What is required — Skip every picture, and extract verbatim the lines from the line containing "Output the Python" to the line containing "from bokeh.resources import INLINE", both lines included.

Records for this task —
*****

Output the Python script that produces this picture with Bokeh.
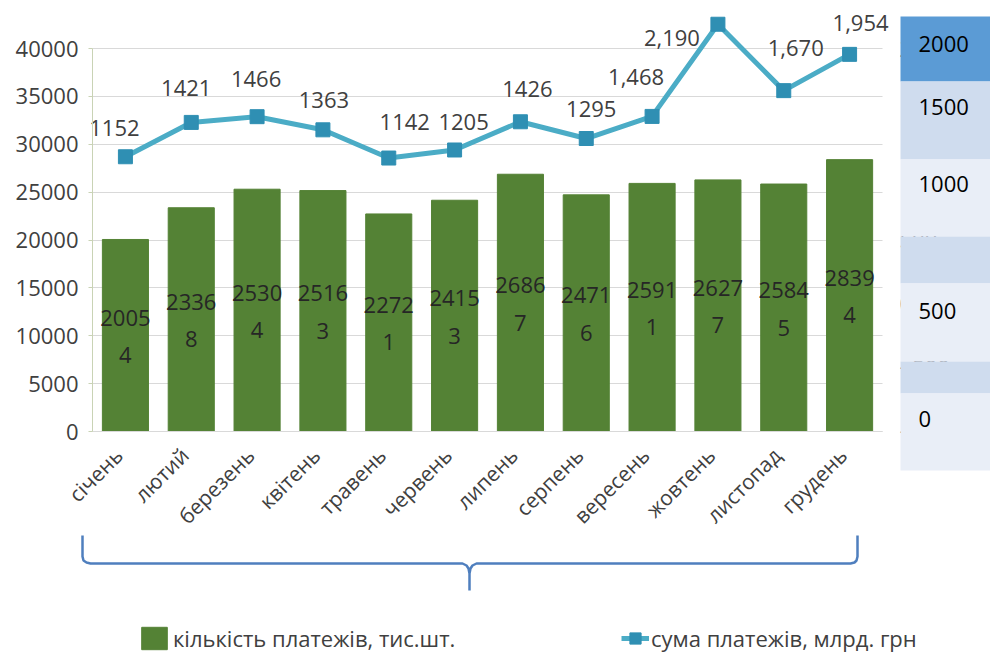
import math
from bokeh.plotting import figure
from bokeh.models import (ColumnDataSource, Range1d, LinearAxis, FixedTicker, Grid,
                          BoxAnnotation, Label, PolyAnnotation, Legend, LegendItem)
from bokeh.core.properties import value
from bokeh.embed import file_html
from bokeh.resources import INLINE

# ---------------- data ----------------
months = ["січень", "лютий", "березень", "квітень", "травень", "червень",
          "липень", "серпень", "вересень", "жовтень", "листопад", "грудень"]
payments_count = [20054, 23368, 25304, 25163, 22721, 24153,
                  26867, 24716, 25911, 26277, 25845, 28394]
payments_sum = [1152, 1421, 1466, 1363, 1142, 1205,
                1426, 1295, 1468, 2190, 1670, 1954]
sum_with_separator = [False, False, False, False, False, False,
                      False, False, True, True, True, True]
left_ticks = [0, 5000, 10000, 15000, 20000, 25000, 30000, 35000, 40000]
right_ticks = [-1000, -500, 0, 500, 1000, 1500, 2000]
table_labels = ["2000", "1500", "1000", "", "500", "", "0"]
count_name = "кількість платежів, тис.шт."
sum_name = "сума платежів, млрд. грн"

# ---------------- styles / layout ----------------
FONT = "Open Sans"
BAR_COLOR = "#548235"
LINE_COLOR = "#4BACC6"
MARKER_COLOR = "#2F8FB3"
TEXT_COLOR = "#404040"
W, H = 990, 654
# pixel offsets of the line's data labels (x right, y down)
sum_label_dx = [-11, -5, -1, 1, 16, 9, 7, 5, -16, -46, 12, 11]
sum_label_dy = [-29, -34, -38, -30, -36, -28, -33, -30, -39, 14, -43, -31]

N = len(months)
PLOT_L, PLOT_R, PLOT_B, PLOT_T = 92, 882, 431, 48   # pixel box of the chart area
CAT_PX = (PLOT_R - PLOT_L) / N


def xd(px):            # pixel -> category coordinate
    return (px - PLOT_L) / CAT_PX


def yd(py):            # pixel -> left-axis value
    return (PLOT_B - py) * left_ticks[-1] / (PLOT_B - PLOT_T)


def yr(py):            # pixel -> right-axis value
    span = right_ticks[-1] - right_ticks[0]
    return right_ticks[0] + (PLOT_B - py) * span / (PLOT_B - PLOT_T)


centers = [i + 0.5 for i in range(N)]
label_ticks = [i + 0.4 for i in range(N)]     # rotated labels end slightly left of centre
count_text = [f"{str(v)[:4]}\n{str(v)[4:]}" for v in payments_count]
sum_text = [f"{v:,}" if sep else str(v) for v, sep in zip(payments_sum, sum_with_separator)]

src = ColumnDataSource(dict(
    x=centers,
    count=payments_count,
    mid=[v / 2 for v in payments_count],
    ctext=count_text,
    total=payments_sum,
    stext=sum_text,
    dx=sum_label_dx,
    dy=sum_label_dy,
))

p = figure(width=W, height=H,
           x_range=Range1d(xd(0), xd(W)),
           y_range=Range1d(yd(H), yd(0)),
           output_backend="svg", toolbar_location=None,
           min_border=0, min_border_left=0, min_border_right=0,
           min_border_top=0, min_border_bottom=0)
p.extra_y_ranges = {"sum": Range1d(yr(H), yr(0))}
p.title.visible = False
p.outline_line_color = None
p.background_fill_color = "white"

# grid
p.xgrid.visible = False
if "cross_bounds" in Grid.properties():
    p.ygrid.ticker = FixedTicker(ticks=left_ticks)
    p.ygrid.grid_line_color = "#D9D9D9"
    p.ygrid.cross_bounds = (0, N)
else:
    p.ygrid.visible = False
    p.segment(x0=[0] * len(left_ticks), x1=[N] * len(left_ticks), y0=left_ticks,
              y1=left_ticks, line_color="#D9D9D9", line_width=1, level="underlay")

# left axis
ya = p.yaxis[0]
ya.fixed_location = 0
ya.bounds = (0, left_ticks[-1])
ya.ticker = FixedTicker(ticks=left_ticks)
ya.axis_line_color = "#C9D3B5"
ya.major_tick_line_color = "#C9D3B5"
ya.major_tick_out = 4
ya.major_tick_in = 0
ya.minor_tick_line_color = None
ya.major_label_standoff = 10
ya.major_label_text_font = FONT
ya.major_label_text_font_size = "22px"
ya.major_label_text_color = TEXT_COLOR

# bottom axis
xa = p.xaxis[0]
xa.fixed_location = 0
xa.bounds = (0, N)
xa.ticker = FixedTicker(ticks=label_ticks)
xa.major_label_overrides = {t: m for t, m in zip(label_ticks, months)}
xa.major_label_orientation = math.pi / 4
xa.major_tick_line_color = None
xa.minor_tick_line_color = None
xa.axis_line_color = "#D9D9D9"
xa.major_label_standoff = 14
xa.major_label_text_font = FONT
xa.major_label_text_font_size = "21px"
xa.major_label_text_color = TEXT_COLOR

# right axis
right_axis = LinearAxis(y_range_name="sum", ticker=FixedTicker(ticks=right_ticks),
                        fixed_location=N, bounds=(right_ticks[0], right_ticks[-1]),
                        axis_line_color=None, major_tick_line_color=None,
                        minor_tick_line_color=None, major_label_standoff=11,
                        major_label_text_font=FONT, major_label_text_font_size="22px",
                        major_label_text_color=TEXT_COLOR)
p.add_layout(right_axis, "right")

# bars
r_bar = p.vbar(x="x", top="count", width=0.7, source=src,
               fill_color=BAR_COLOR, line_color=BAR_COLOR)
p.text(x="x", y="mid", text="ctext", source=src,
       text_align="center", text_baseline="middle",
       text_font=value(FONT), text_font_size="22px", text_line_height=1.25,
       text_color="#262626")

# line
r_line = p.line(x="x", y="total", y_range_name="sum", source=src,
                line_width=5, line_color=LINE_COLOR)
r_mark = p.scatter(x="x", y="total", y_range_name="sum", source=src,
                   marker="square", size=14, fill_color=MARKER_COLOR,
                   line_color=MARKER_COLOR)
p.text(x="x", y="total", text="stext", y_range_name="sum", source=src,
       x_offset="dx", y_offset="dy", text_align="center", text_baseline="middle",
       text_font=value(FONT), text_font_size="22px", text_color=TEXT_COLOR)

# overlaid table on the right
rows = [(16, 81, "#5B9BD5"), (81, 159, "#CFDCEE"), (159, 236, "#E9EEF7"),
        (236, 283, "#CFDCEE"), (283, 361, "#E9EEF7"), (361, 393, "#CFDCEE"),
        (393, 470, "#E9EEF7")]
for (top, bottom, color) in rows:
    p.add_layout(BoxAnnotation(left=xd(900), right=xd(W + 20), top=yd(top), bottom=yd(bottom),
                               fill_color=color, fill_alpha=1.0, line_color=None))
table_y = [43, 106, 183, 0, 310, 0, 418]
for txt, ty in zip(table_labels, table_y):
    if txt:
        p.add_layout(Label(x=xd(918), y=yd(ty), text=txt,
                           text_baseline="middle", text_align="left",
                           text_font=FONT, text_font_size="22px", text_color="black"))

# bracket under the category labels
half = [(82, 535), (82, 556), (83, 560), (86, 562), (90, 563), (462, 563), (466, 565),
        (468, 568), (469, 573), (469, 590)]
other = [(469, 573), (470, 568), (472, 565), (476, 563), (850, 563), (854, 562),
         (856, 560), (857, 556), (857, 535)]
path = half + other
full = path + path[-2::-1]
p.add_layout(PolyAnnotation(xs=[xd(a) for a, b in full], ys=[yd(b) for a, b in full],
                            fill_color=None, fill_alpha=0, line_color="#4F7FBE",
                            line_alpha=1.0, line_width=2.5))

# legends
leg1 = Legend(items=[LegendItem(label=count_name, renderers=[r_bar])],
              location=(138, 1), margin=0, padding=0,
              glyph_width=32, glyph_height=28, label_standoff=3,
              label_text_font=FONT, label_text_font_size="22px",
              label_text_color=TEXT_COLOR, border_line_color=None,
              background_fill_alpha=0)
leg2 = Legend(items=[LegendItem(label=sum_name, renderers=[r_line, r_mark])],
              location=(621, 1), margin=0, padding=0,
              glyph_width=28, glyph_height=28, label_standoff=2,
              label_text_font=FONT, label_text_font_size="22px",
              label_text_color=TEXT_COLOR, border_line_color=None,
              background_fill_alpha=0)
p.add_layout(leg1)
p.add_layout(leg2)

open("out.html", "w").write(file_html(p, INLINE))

*****

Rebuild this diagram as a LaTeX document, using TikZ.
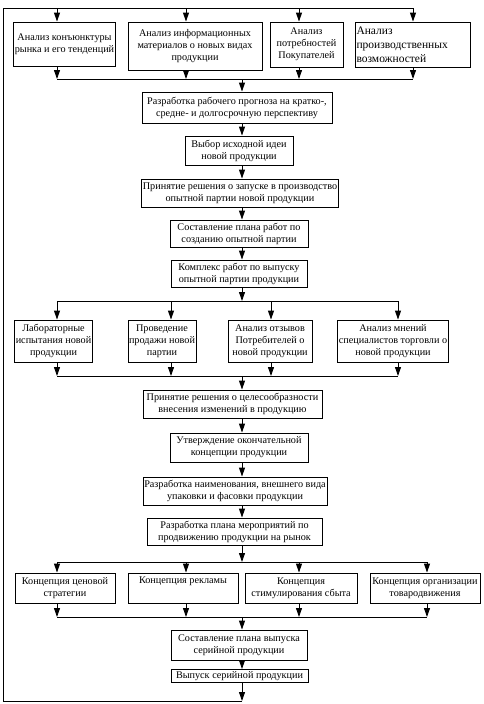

*****

Exercise result —
Output the Python script that produces this picture with Bokeh.
import math
from bokeh.plotting import figure
from bokeh.models import (ColumnDataSource, Range1d, LinearAxis, FixedTicker, Grid,
                          BoxAnnotation, Label, PolyAnnotation, Legend, LegendItem)
from bokeh.core.properties import value
from bokeh.embed import file_html
from bokeh.resources import INLINE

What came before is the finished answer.